Retired teacher Mair (The Ghost of Mad Jack Halloran, 2013, etc.) delivers the final part of a trilogy chronicling the ghost pirate’s haunting of 14-year-old English girl Lucy Roberts. Mad Jack Halloran and his wife, Sarah, are stuck in limbo as ghosts because Jack’s vast fortune, left in Singapore a century ago, still needs to be returned to its owner. Jack trails his host, Lucy, to school, and soon she has to cover up for the blunders of a ghost who’s more dopey than dastardly.
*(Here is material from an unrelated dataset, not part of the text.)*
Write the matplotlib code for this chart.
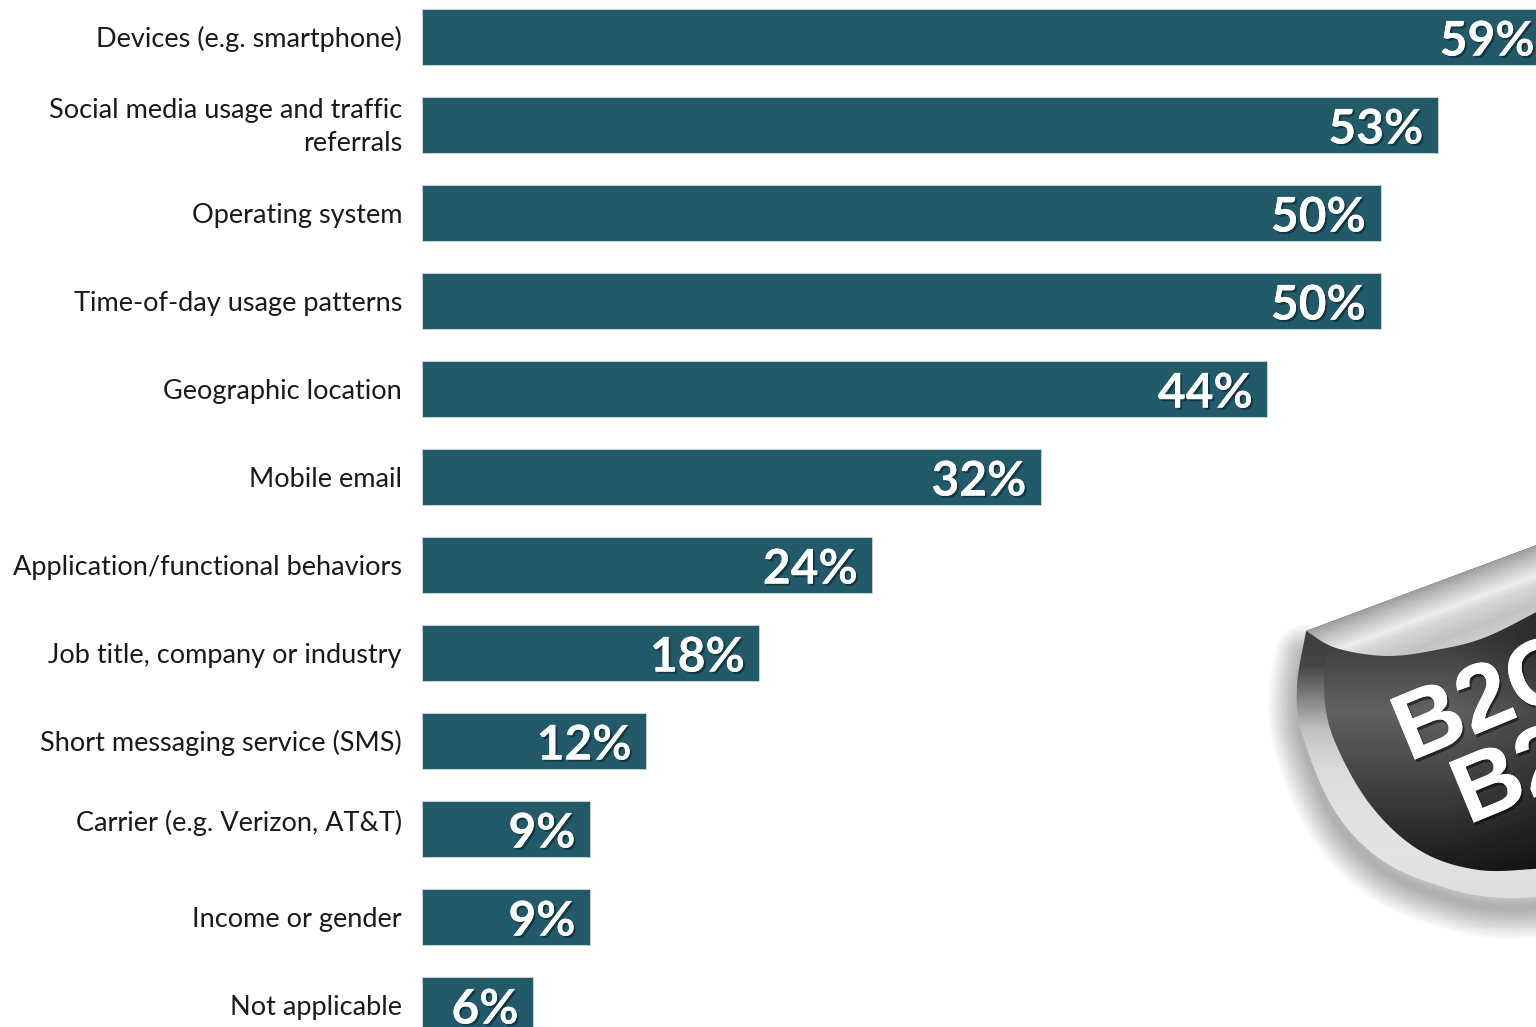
#!/usr/bin/env python3
import numpy as np
import matplotlib
matplotlib.use('Agg')
import matplotlib.pyplot as plt
import matplotlib.patheffects as pe
from matplotlib.path import Path
from matplotlib.patches import PathPatch, Polygon

plt.rcParams['font.family'] = ['Lato', 'DejaVu Sans']

categories = [
    'Devices (e.g. smartphone)',
    'Social media usage and traffic\nreferrals',
    'Operating system',
    'Time-of-day usage patterns',
    'Geographic location',
    'Mobile email',
    'Application/functional behaviors',
    'Job title, company or industry',
    'Short messaging service (SMS)',
    'Carrier (e.g. Verizon, AT&T)',
    'Income or gender',
    'Not applicable',
]
# bar lengths as drawn, they do not quite agree with the printed labels
values = [58.8, 53.0, 50.0, 50.0, 44.1, 32.3, 23.5, 17.6, 11.7, 8.77, 8.77, 5.8]
value_labels = ['59%', '53%', '50%', '50%', '44%', '32%', '24%', '18%', '12%', '9%', '9%', '6%']

W, H = 1536, 1027
PX_PER_UNIT = 19.17
BAR_COLOR = '#225a69'

fig = plt.figure(figsize=(W / 100, H / 100), dpi=100, facecolor='white')
ax = fig.add_axes([422 / W, 0, (W - 422) / W, 1])
ax.set_xlim(0, (W - 422) / PX_PER_UNIT)
ax.set_ylim((H - 37) / 88, -37 / 88)
ax.axis('off')

ypos = np.arange(len(categories))
ax.barh(ypos, values, height=56 / 88, color=BAR_COLOR, edgecolor='#d5e0e3', linewidth=0.5)

shadow = [pe.withSimplePatchShadow(offset=(1.5, -1.5), shadow_rgbFace='#0c2a33', alpha=0.7), pe.Normal()]
for y, v, lab in zip(ypos, values, value_labels):
    t = ax.annotate(lab, (v, y), xytext=(-10.5, -3.3), textcoords='offset points',
                    ha='right', va='center', color='white', fontsize=34.5, fontweight='bold',
                    annotation_clip=False)
    t.set_path_effects(shadow)

for y, lab in zip(ypos, categories):
    # the carrier label sits a bit high in the original
    dy = 8 if lab.startswith('Carrier') else 0
    ax.annotate(lab, (0, y), xytext=(-14.4, -1.6 + dy * 0.72), textcoords='offset points',
                ha='right', va='center', color='#1a1a1a', fontsize=19.5, linespacing=1.42,
                multialignment='right', annotation_clip=False)


# sticker in the corner, plain decoration so pixel coords are fine here
sx = fig.add_axes([0, 0, 1, 1], zorder=5)
sx.set_xlim(0, W)
sx.set_ylim(H, 0)
sx.axis('off')
sx.patch.set_alpha(0)


def smooth(pts, n=16):
    # catmull-rom through the points
    p = np.array(pts, dtype=float)
    p = np.vstack([2 * p[0] - p[1], p, 2 * p[-1] - p[-2]])
    out = []
    for i in range(1, len(p) - 2):
        for t in np.linspace(0, 1, n, endpoint=False):
            out.append(0.5 * (2 * p[i] + (p[i + 1] - p[i - 1]) * t
                              + (2 * p[i - 1] - 5 * p[i] + 4 * p[i + 1] - p[i + 2]) * t ** 2
                              + (3 * p[i] - p[i - 1] - 3 * p[i + 1] + p[i + 2]) * t ** 3))
    out.append(p[-2])
    return np.array(out)


gx, gy = np.meshgrid(np.arange(1270, 1537), np.arange(530, 951))


def fill_grad(poly, grey, z):
    im = sx.imshow(grey, cmap='gray', vmin=0, vmax=1, extent=(1270, 1537, 951, 530),
                   aspect='auto', interpolation='bilinear', zorder=z)
    im.set_clip_path(Polygon(poly, closed=True, transform=sx.transData))


outer_edge = smooth([(1306, 631), (1297, 687), (1303, 737), (1336, 813), (1386, 863),
                     (1453, 890), (1503, 898), (1550, 896)])
outer = np.vstack([outer_edge, [(1550, 540)]])
panel_edge = smooth([(1329, 644), (1324, 687), (1333, 737), (1369, 803), (1419, 850),
                     (1479, 870), (1550, 868)])
panel = np.vstack([panel_edge, [(1550, 560)]])
curl_edge = smooth([(1306, 631), (1336, 648), (1386, 656), (1436, 650), (1486, 637), (1550, 605)])
curl = np.vstack([curl_edge, [(1550, 540)]])

# soft shadow, stacked wide strokes with round ends so the start fades out
for lw in np.arange(44, 2, -3):
    sh = PathPatch(Path(outer_edge[4:] + [2, 10]), fill=False, ec='black', lw=lw, alpha=0.022,
                   zorder=1, capstyle='round')
    sx.add_patch(sh)

rim = np.interp(gy, [631, 665, 690, 730, 770, 850, 900], [.24, .27, .45, .76, .86, .89, .86])
fill_grad(outer, rim, 2)

# brighter in the mid-left, dark to the lower right
panel_grey = np.interp(gy, [640, 710, 770, 870], [.24, .38, .28, .1])
panel_grey = panel_grey * np.interp(gx, [1320, 1450, 1536], [1.0, 1.0, 0.75])
fill_grad(panel, panel_grey, 3)

# silver curl, shaded across the folded strip
ang = np.deg2rad(-20.5)
dist = (gx - 1306) * -np.sin(ang) + (gy - 631) * np.cos(ang)
curl_grey = np.interp(dist, [0, 10, 28, 36, 55, 80], [.62, .74, .93, .84, .76, .85])
fill_grad(curl, curl_grey, 4)

badge_shadow = [pe.withSimplePatchShadow(offset=(1.5, -2), shadow_rgbFace='black', alpha=0.5), pe.Normal()]
for txt, tx, ty in [('B2C', 1409, 762), ('B2B', 1468, 825)]:
    b = sx.text(tx, ty, txt, family='Liberation Sans', fontweight='bold', fontsize=68, color='white',
                rotation=22.5, rotation_mode='anchor', ha='left', va='baseline', zorder=6)
    b.set_path_effects(badge_shadow)

fig.savefig('out.png', dpi=100, facecolor='white')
She enlists her uncle Harry, an inspector who previously conjured Jack’s ghost with an incantation, to help find Jack’s treasure. But Mair quickly complicates matters: Before, Jack only bothered Lucy and her family, but now everyday people can sometimes see and hear him. When Uncle Harry, Lucy and her snarky best friend, Alison, board a flight to Singapore, Jack is terrified: “One look out of the window and Jack went deathly pale (which is quite an achievement for a ghost).” Panic ensues, and Harry, Lucy and Alison get deported as soon as they land. Back in England, a coincidence leads the gang to Master Chang, overseer of Jack’s fortune in Singapore, who can settle their debts and finally release the ghost couple from their curse. At its best, this is a spirited tale that delights in the absurd. However, there are some inconsistencies in the story’s supernatural setup, especially regarding Jack and Sarah’s seemingly arbitrary visibility. The book’s target audience of tweens likely won’t mind some of the story’s obvious plot twists and heavy-handed foreshadowing, but its eye-rolling jokes and overemphasized angst sometimes slow the story down.
An often lively romp that concludes the adventures of Lucy and her ever-present phantom friend.